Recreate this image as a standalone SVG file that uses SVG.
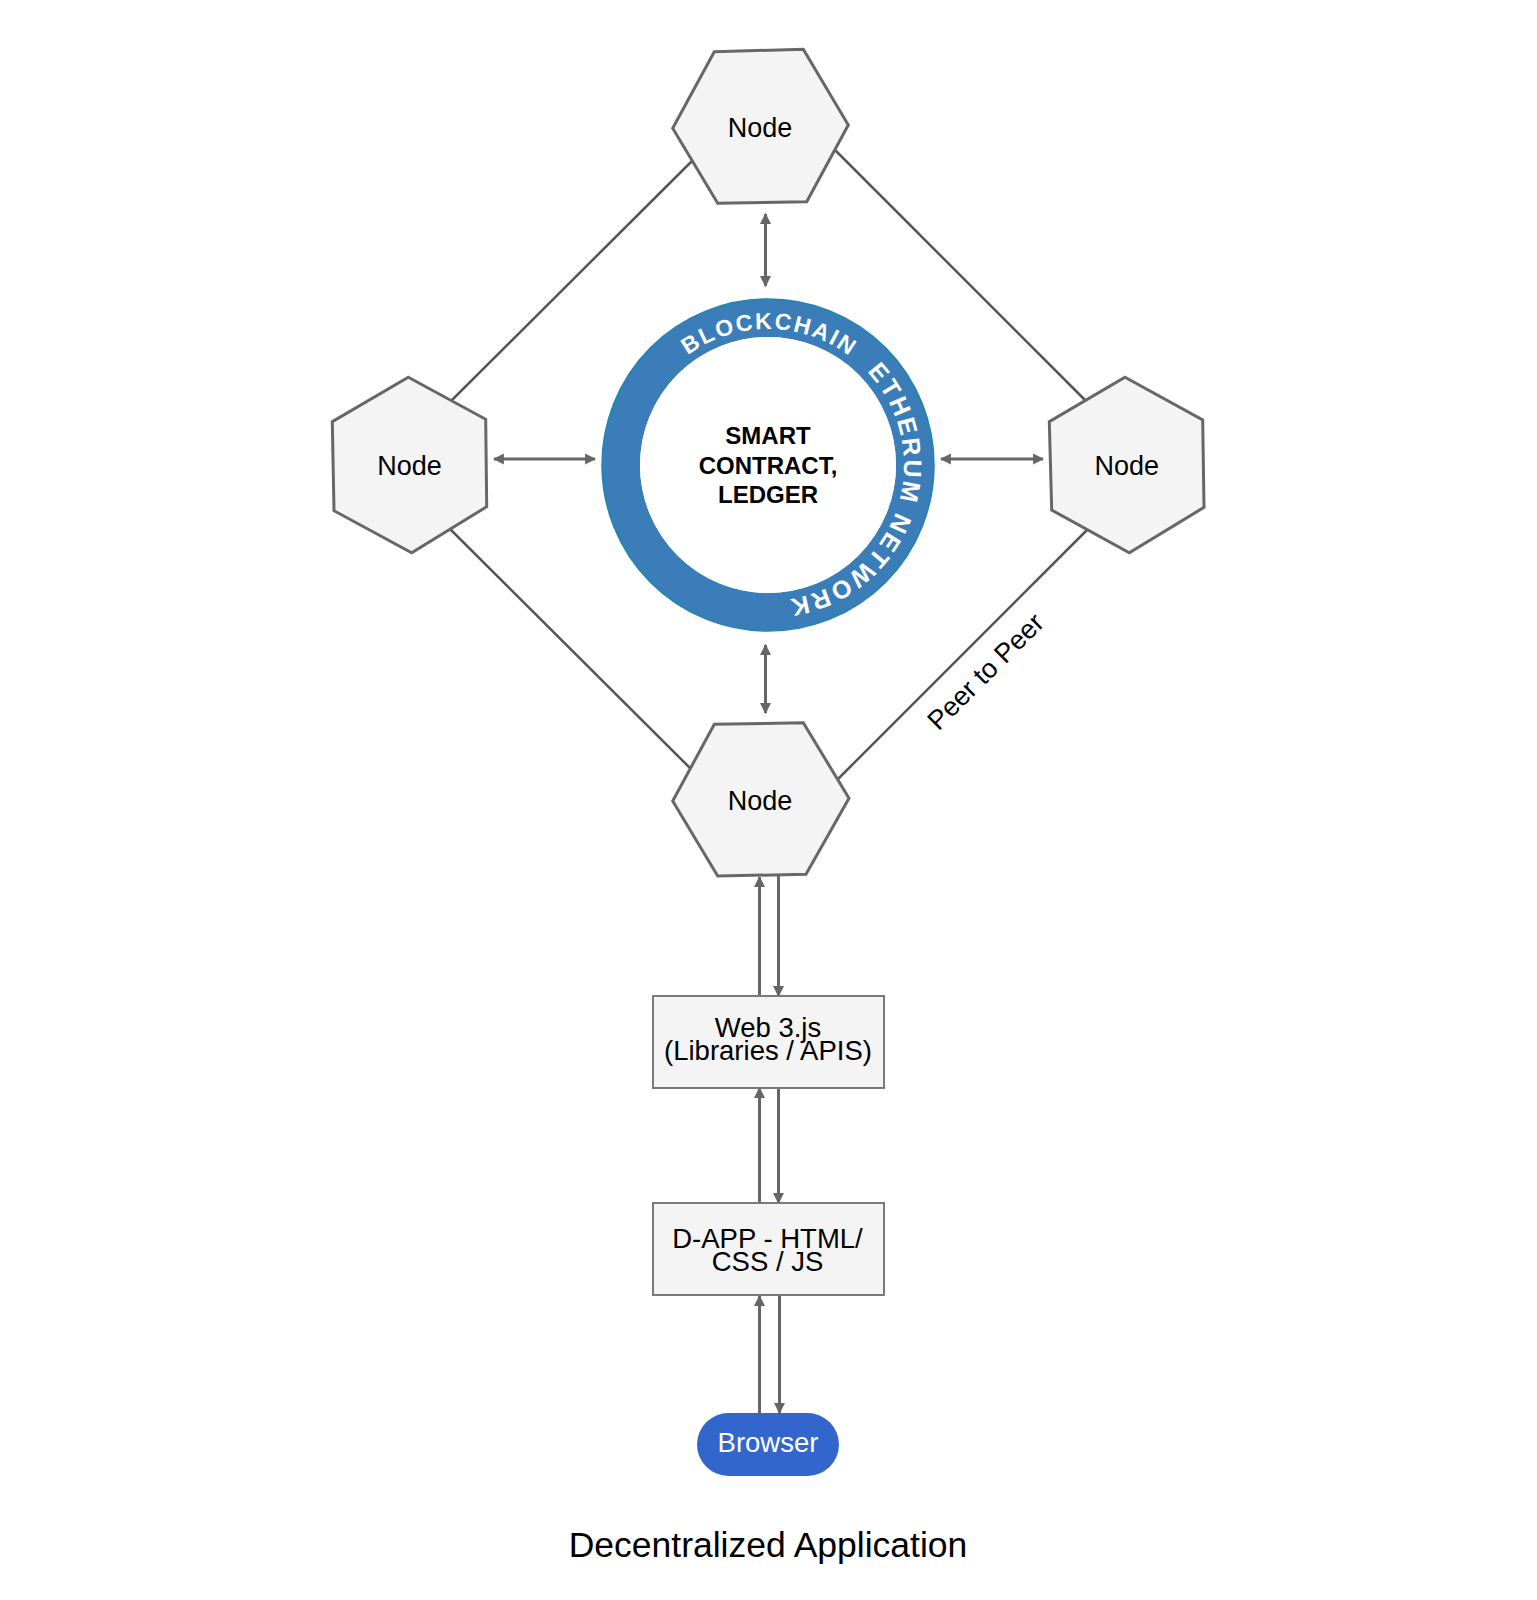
<svg xmlns="http://www.w3.org/2000/svg" width="1537" height="1600" viewBox="0 0 1537 1600">
<style>
.hex{fill:#f4f4f4;stroke:#676767;stroke-width:3;stroke-linejoin:miter}
.box{fill:#f4f4f4;stroke:#7a7a7a;stroke-width:2}
.lbl{font-family:"Liberation Sans",Arial,sans-serif;fill:#000;text-anchor:middle}
.edge{stroke:#555;stroke-width:2.5;fill:none}
.arr{stroke:#666;stroke-width:3;fill:none;marker-end:url(#ah);marker-start:url(#ah)}
.arr1{stroke:#666;stroke-width:3;fill:none;marker-end:url(#ah)}
.ring{font-family:"Liberation Sans",Arial,sans-serif;font-weight:bold;fill:#fff}
</style>
<defs>
<marker id="ah" viewBox="0 0 10 10" refX="9" refY="5" markerWidth="11" markerHeight="12" markerUnits="userSpaceOnUse" orient="auto-start-reverse">
<path d="M0,0 L10,5 L0,10 z" fill="#666"/>
</marker>
<path id="circ" d="M632,465 A136,136 0 1,1 904,465 A136,136 0 1,1 632,465"/>
</defs>
<rect width="1537" height="1600" fill="#fff"/>
<g id="connectors">
<line class="edge" x1="448" y1="404" x2="696" y2="157"/>
<line class="edge" x1="831" y1="146" x2="1090" y2="405"/>
<line class="edge" x1="447" y1="526" x2="694" y2="772"/>
<line class="edge" x1="1090" y1="527" x2="834" y2="783"/>
<line class="arr" x1="765.5" y1="214" x2="765.5" y2="286"/>
<line class="arr" x1="765.5" y1="645" x2="765.5" y2="713"/>
<line class="arr" x1="494" y1="459" x2="595" y2="459"/>
<line class="arr" x1="941" y1="459" x2="1043" y2="459"/>
<line class="arr1" x1="759.5" y1="996" x2="759.5" y2="877"/>
<line class="arr1" x1="778.5" y1="875" x2="778.5" y2="996"/>
<line class="arr1" x1="759.5" y1="1203" x2="759.5" y2="1088"/>
<line class="arr1" x1="778.5" y1="1088" x2="778.5" y2="1203"/>
<line class="arr1" x1="759.5" y1="1413" x2="759.5" y2="1296"/>
<line class="arr1" x1="779.5" y1="1296" x2="779.5" y2="1413"/>
</g>
<g id="peer-label">
<text class="lbl" font-size="27" transform="translate(992,678) rotate(-45)">Peer to Peer</text>
</g>
<g id="node-top">
<polygon class="hex" points="714.3,51.7 803.3,49.3 848.3,125 806.7,201.7 717.7,203.3 672.7,128.3"/>
<text class="lbl" x="760" y="137" font-size="27">Node</text>
</g>
<g id="node-left">
<polygon class="hex" points="408.3,377.3 485.7,419.3 486.7,506.7 411.7,552.7 334,510.7 332.3,421.7"/>
<text class="lbl" x="409.5" y="475" font-size="27">Node</text>
</g>
<g id="node-right">
<polygon class="hex" points="1125,377.3 1202.7,420 1204,507.3 1129.3,552.7 1051.7,510 1049.3,421.7"/>
<text class="lbl" x="1126.7" y="475" font-size="27">Node</text>
</g>
<g id="node-bottom">
<polygon class="hex" points="714.3,724.3 803.3,722.7 849,798.3 806,874.3 717.7,876 672.7,801"/>
<text class="lbl" x="760" y="810" font-size="27">Node</text>
</g>
<g id="blockchain">
<circle cx="768" cy="465" r="147" fill="none" stroke="#3a7db8" stroke-width="38"/>
<circle cx="768" cy="465" r="166" fill="none" stroke="#1f86ad" stroke-width="1.5"/>
<circle cx="768" cy="465" r="128" fill="#fff"/>
<text class="ring" font-size="23" letter-spacing="2"><textPath href="#circ" startOffset="215" text-anchor="middle">BLOCKCHAIN</textPath></text>
<text class="ring" font-size="25" letter-spacing="2.5"><textPath href="#circ" startOffset="324">ETHERUM NETWORK</textPath></text>
<text class="lbl" x="768" y="444" font-size="24" font-weight="bold">SMART</text>
<text class="lbl" x="768" y="474" font-size="24" font-weight="bold">CONTRACT,</text>
<text class="lbl" x="768" y="503" font-size="24" font-weight="bold">LEDGER</text>
</g>
<g id="web3">
<rect class="box" x="653" y="996" width="231" height="92"/>
<text class="lbl" x="768" y="1037" font-size="27.5">Web 3.js</text>
<text class="lbl" x="768" y="1060" font-size="27.5">(Libraries / APIS)</text>
</g>
<g id="dapp">
<rect class="box" x="653" y="1203" width="231" height="92"/>
<text class="lbl" x="767.5" y="1248" font-size="27.5">D-APP - HTML/</text>
<text class="lbl" x="767.5" y="1271" font-size="27.5">CSS / JS</text>
</g>
<g id="browser">
<rect x="697" y="1413" width="142" height="63" rx="31.5" fill="#3366cc"/>
<text class="lbl" x="768" y="1452" font-size="27.5" style="fill:#fff">Browser</text>
</g>
<g id="title">
<text class="lbl" x="768" y="1557" font-size="35.5">Decentralized Application</text>
</g>
</svg>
────────────────────────────────────────
• **Exercise directions**
Retype the whole listing, keeping every line identical and omitting all pictures.

• **Final answer**
Recreate this image as a standalone SVG file that uses SVG.
<svg xmlns="http://www.w3.org/2000/svg" width="1537" height="1600" viewBox="0 0 1537 1600">
<style>
.hex{fill:#f4f4f4;stroke:#676767;stroke-width:3;stroke-linejoin:miter}
.box{fill:#f4f4f4;stroke:#7a7a7a;stroke-width:2}
.lbl{font-family:"Liberation Sans",Arial,sans-serif;fill:#000;text-anchor:middle}
.edge{stroke:#555;stroke-width:2.5;fill:none}
.arr{stroke:#666;stroke-width:3;fill:none;marker-end:url(#ah);marker-start:url(#ah)}
.arr1{stroke:#666;stroke-width:3;fill:none;marker-end:url(#ah)}
.ring{font-family:"Liberation Sans",Arial,sans-serif;font-weight:bold;fill:#fff}
</style>
<defs>
<marker id="ah" viewBox="0 0 10 10" refX="9" refY="5" markerWidth="11" markerHeight="12" markerUnits="userSpaceOnUse" orient="auto-start-reverse">
<path d="M0,0 L10,5 L0,10 z" fill="#666"/>
</marker>
<path id="circ" d="M632,465 A136,136 0 1,1 904,465 A136,136 0 1,1 632,465"/>
</defs>
<rect width="1537" height="1600" fill="#fff"/>
<g id="connectors">
<line class="edge" x1="448" y1="404" x2="696" y2="157"/>
<line class="edge" x1="831" y1="146" x2="1090" y2="405"/>
<line class="edge" x1="447" y1="526" x2="694" y2="772"/>
<line class="edge" x1="1090" y1="527" x2="834" y2="783"/>
<line class="arr" x1="765.5" y1="214" x2="765.5" y2="286"/>
<line class="arr" x1="765.5" y1="645" x2="765.5" y2="713"/>
<line class="arr" x1="494" y1="459" x2="595" y2="459"/>
<line class="arr" x1="941" y1="459" x2="1043" y2="459"/>
<line class="arr1" x1="759.5" y1="996" x2="759.5" y2="877"/>
<line class="arr1" x1="778.5" y1="875" x2="778.5" y2="996"/>
<line class="arr1" x1="759.5" y1="1203" x2="759.5" y2="1088"/>
<line class="arr1" x1="778.5" y1="1088" x2="778.5" y2="1203"/>
<line class="arr1" x1="759.5" y1="1413" x2="759.5" y2="1296"/>
<line class="arr1" x1="779.5" y1="1296" x2="779.5" y2="1413"/>
</g>
<g id="peer-label">
<text class="lbl" font-size="27" transform="translate(992,678) rotate(-45)">Peer to Peer</text>
</g>
<g id="node-top">
<polygon class="hex" points="714.3,51.7 803.3,49.3 848.3,125 806.7,201.7 717.7,203.3 672.7,128.3"/>
<text class="lbl" x="760" y="137" font-size="27">Node</text>
</g>
<g id="node-left">
<polygon class="hex" points="408.3,377.3 485.7,419.3 486.7,506.7 411.7,552.7 334,510.7 332.3,421.7"/>
<text class="lbl" x="409.5" y="475" font-size="27">Node</text>
</g>
<g id="node-right">
<polygon class="hex" points="1125,377.3 1202.7,420 1204,507.3 1129.3,552.7 1051.7,510 1049.3,421.7"/>
<text class="lbl" x="1126.7" y="475" font-size="27">Node</text>
</g>
<g id="node-bottom">
<polygon class="hex" points="714.3,724.3 803.3,722.7 849,798.3 806,874.3 717.7,876 672.7,801"/>
<text class="lbl" x="760" y="810" font-size="27">Node</text>
</g>
<g id="blockchain">
<circle cx="768" cy="465" r="147" fill="none" stroke="#3a7db8" stroke-width="38"/>
<circle cx="768" cy="465" r="166" fill="none" stroke="#1f86ad" stroke-width="1.5"/>
<circle cx="768" cy="465" r="128" fill="#fff"/>
<text class="ring" font-size="23" letter-spacing="2"><textPath href="#circ" startOffset="215" text-anchor="middle">BLOCKCHAIN</textPath></text>
<text class="ring" font-size="25" letter-spacing="2.5"><textPath href="#circ" startOffset="324">ETHERUM NETWORK</textPath></text>
<text class="lbl" x="768" y="444" font-size="24" font-weight="bold">SMART</text>
<text class="lbl" x="768" y="474" font-size="24" font-weight="bold">CONTRACT,</text>
<text class="lbl" x="768" y="503" font-size="24" font-weight="bold">LEDGER</text>
</g>
<g id="web3">
<rect class="box" x="653" y="996" width="231" height="92"/>
<text class="lbl" x="768" y="1037" font-size="27.5">Web 3.js</text>
<text class="lbl" x="768" y="1060" font-size="27.5">(Libraries / APIS)</text>
</g>
<g id="dapp">
<rect class="box" x="653" y="1203" width="231" height="92"/>
<text class="lbl" x="767.5" y="1248" font-size="27.5">D-APP - HTML/</text>
<text class="lbl" x="767.5" y="1271" font-size="27.5">CSS / JS</text>
</g>
<g id="browser">
<rect x="697" y="1413" width="142" height="63" rx="31.5" fill="#3366cc"/>
<text class="lbl" x="768" y="1452" font-size="27.5" style="fill:#fff">Browser</text>
</g>
<g id="title">
<text class="lbl" x="768" y="1557" font-size="35.5">Decentralized Application</text>
</g>
</svg>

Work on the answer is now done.